# [Given request]
Print, word for word, every line from the beginning of the listing up to and including the line with "import plotly.graph_objects as go". Pictures are to be excluded.

# [Data section]
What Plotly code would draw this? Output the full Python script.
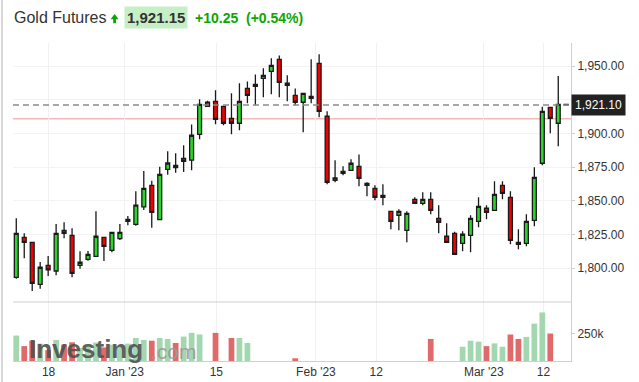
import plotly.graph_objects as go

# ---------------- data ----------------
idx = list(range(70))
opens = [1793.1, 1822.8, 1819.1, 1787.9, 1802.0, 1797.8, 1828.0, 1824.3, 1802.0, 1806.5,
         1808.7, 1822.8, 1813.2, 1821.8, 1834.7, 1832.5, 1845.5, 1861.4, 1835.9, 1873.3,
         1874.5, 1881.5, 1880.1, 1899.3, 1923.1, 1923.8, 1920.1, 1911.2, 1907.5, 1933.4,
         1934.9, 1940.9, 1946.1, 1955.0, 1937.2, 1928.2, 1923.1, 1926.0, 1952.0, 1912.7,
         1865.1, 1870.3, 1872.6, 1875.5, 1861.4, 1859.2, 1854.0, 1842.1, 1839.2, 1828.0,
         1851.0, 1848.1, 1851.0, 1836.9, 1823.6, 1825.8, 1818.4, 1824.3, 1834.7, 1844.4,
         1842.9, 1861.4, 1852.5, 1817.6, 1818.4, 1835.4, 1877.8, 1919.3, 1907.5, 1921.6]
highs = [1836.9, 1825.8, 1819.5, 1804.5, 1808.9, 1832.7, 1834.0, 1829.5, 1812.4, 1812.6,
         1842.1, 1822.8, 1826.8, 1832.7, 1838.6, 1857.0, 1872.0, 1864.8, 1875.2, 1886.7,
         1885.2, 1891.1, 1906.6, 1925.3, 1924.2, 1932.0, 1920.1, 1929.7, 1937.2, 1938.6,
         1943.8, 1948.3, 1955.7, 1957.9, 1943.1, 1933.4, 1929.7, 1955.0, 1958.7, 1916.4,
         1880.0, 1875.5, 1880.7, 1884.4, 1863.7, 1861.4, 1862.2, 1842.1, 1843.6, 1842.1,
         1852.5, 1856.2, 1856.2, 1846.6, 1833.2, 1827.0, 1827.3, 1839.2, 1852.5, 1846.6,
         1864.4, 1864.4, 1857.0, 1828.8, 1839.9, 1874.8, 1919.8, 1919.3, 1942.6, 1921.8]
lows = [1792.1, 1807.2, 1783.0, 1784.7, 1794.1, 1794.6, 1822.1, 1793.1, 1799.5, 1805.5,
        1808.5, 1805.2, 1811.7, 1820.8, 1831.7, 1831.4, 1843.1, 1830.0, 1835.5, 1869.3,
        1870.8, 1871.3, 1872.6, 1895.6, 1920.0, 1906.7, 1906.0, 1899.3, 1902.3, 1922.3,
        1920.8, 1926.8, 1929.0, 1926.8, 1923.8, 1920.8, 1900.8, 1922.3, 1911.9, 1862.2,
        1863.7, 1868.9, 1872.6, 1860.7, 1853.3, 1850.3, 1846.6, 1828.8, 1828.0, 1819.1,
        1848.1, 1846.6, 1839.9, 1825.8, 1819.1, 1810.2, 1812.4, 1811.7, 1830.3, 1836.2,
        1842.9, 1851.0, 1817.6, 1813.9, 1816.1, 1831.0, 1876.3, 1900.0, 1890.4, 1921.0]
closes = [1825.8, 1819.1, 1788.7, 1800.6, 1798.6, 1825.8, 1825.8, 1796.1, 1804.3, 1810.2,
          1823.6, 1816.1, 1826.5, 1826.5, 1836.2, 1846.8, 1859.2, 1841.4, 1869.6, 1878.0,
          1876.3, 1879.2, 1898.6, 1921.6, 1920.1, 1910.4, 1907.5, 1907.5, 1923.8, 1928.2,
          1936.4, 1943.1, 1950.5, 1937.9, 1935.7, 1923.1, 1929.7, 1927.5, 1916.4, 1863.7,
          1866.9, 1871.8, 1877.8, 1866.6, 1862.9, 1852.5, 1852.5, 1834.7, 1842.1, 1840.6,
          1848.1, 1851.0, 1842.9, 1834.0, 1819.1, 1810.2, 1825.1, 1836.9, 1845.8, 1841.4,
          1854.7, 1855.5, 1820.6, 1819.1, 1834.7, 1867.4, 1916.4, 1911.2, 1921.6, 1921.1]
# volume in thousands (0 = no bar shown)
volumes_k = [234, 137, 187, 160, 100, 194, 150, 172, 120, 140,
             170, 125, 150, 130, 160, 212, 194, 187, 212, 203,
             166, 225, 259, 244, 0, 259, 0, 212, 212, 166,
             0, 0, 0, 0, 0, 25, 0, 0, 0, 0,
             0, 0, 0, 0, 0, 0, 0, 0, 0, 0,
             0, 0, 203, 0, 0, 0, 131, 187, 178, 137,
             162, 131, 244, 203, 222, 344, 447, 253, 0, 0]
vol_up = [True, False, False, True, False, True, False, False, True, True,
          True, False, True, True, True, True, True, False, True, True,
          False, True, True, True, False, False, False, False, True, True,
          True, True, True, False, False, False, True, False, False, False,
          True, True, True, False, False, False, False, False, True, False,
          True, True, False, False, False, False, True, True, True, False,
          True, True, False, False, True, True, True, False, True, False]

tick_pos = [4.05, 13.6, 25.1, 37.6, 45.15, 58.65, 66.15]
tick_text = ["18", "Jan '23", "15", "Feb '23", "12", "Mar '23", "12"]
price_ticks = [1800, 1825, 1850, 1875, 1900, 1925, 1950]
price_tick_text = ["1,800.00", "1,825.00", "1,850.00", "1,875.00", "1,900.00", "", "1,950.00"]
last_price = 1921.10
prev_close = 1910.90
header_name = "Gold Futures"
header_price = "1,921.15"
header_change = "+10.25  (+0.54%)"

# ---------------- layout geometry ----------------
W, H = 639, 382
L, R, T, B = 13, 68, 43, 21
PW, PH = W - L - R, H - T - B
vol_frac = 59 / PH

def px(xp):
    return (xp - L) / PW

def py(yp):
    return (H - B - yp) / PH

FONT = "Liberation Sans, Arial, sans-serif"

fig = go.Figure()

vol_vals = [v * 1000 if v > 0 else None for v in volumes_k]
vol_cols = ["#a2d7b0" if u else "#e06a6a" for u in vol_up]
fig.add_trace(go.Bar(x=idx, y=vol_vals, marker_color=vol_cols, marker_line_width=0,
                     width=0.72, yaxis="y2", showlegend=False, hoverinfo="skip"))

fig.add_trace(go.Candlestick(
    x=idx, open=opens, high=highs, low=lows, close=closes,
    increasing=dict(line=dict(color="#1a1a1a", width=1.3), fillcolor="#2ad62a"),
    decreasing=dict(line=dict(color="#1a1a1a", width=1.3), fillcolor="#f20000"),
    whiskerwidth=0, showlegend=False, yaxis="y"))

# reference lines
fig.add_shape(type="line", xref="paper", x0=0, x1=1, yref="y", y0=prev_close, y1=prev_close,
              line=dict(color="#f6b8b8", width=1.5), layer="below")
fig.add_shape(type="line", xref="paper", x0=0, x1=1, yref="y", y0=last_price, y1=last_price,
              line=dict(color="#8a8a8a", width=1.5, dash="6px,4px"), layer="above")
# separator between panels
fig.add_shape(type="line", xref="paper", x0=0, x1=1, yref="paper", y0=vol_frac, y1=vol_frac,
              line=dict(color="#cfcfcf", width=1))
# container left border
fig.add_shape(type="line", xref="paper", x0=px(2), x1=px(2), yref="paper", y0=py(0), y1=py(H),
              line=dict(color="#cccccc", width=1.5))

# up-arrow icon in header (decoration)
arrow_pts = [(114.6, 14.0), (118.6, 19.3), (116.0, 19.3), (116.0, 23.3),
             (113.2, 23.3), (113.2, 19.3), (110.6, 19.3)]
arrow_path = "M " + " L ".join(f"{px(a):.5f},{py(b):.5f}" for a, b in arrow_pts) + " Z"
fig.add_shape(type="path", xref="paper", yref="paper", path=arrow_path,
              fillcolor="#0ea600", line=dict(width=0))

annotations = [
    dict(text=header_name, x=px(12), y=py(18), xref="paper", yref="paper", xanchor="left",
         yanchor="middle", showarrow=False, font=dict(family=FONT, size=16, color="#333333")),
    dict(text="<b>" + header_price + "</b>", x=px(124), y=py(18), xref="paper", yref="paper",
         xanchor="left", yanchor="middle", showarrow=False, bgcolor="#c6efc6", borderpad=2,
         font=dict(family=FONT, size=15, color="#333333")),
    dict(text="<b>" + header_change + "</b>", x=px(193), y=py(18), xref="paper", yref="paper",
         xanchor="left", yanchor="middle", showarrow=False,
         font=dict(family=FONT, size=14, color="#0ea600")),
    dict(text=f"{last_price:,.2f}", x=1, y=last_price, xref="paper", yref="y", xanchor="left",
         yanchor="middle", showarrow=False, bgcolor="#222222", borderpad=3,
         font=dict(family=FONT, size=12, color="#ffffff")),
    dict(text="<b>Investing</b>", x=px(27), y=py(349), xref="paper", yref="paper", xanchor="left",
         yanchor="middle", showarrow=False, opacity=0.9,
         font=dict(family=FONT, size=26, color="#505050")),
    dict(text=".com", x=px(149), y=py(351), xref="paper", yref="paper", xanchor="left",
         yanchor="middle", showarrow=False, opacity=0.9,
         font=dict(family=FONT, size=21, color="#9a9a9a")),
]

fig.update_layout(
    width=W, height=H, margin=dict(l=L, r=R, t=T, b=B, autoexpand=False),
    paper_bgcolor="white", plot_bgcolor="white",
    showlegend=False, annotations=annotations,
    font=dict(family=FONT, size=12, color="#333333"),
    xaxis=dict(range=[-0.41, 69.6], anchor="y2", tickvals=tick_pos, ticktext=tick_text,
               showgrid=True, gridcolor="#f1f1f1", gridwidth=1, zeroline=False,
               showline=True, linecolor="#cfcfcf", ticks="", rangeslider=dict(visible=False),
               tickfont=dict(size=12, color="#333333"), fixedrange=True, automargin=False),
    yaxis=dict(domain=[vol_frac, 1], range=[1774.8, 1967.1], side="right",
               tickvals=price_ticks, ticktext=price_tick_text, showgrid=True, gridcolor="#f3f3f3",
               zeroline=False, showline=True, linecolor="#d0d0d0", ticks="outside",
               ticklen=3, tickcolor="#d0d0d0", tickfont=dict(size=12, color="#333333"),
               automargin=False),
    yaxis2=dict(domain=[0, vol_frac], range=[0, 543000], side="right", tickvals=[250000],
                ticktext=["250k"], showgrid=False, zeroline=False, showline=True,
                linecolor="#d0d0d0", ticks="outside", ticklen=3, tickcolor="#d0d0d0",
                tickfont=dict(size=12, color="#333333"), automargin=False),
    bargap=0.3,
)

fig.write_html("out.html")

# [Answer to the problem]
What Plotly code would draw this? Output the full Python script.
import plotly.graph_objects as go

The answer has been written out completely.